-------- Provided entries
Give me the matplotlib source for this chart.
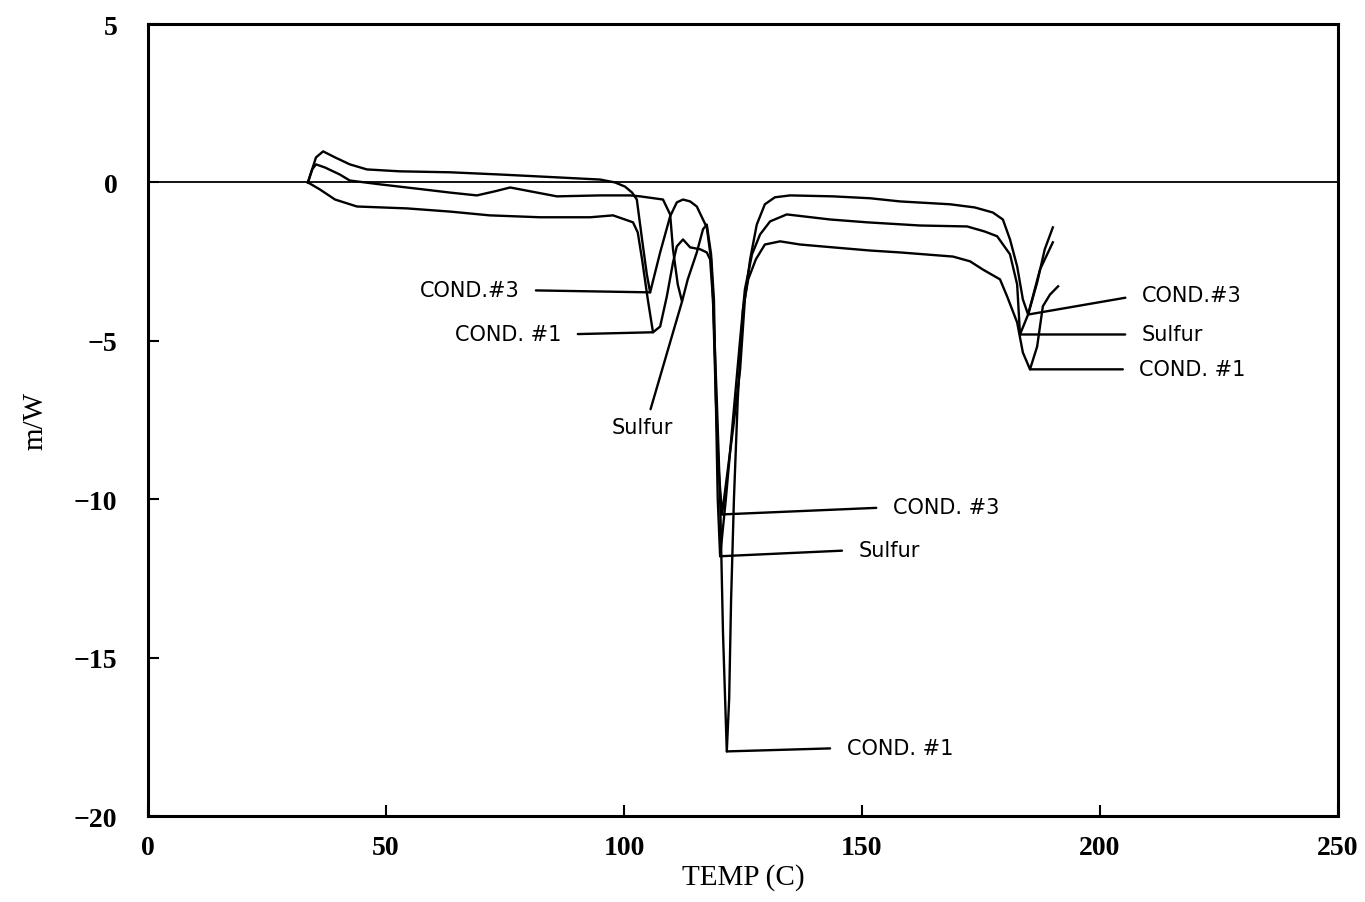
----------------
-------- Provided entries
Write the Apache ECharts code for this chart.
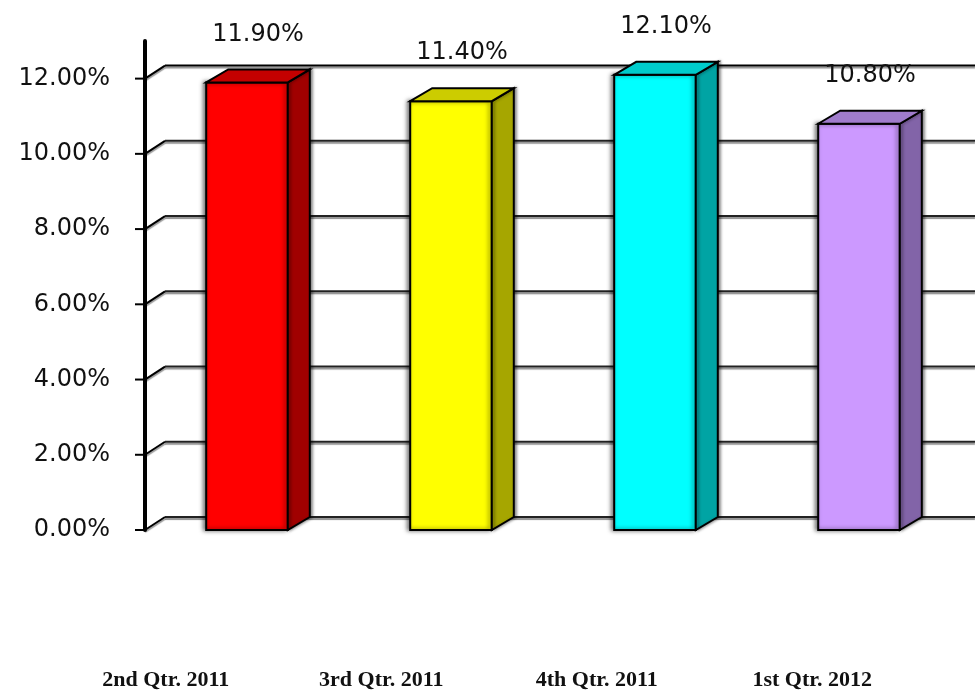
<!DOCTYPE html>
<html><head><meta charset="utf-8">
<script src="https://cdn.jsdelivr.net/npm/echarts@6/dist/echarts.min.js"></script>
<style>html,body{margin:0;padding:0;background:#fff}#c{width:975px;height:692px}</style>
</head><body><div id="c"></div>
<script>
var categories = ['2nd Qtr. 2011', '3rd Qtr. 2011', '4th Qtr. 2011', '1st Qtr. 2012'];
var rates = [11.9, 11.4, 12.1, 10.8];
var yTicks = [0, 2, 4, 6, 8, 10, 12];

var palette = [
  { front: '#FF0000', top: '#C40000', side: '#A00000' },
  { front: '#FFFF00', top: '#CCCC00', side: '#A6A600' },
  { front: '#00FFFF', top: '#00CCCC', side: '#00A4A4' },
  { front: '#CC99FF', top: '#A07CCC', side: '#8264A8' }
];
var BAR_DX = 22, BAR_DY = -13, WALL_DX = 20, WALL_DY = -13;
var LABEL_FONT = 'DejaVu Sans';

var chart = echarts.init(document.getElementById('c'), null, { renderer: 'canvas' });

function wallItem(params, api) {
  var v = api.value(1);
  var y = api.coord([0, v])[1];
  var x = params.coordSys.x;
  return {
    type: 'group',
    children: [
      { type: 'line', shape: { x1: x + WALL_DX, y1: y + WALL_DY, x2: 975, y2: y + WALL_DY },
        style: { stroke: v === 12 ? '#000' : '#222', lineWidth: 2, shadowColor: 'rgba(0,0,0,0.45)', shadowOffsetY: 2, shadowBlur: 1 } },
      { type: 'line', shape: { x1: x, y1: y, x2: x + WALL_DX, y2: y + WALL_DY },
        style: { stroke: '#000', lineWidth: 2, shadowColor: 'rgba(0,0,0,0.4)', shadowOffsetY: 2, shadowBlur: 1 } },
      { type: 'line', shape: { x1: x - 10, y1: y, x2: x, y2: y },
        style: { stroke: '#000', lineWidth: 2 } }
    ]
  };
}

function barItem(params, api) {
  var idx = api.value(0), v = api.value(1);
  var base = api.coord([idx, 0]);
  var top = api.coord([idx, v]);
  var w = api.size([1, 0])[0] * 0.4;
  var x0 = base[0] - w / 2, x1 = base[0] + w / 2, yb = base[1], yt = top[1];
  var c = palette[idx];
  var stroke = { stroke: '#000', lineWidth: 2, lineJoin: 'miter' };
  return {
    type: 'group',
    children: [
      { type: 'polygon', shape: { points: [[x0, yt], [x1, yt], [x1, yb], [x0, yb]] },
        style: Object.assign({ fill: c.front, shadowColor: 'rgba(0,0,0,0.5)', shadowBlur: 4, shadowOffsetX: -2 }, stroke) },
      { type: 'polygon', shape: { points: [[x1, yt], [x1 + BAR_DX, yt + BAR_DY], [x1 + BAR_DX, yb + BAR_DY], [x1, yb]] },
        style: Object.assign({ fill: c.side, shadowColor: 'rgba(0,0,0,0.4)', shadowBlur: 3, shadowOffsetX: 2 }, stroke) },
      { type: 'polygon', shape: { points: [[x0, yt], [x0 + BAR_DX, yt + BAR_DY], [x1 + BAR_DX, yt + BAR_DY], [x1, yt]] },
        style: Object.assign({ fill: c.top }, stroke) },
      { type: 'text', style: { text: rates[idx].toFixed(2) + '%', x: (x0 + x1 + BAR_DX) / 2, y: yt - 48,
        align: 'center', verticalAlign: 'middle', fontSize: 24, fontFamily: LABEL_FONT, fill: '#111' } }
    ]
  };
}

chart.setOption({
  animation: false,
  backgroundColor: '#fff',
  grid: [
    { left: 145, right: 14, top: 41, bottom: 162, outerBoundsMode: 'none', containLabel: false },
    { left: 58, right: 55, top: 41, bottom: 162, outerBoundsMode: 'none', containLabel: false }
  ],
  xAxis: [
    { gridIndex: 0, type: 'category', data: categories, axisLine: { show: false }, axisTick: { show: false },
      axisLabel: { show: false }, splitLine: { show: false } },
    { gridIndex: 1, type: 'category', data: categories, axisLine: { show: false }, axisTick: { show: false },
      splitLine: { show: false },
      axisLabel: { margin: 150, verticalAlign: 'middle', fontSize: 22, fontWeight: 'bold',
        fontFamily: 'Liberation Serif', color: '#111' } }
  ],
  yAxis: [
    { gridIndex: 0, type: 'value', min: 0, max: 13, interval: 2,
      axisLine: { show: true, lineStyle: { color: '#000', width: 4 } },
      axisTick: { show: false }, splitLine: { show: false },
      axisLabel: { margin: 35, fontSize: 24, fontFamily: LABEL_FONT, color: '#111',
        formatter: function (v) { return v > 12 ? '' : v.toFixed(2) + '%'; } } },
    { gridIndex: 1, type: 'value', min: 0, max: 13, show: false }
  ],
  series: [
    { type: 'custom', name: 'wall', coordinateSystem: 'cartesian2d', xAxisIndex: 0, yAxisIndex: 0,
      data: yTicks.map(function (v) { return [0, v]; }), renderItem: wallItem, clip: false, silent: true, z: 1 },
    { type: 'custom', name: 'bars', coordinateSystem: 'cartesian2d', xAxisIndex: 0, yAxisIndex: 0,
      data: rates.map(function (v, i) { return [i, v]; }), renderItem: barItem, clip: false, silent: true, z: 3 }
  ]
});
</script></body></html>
----------------
What needs to be done -> Select the lines that carry the string "this" and copy them.

Task answer ->
Give me the matplotlib source for this chart.
Write the Apache ECharts code for this chart.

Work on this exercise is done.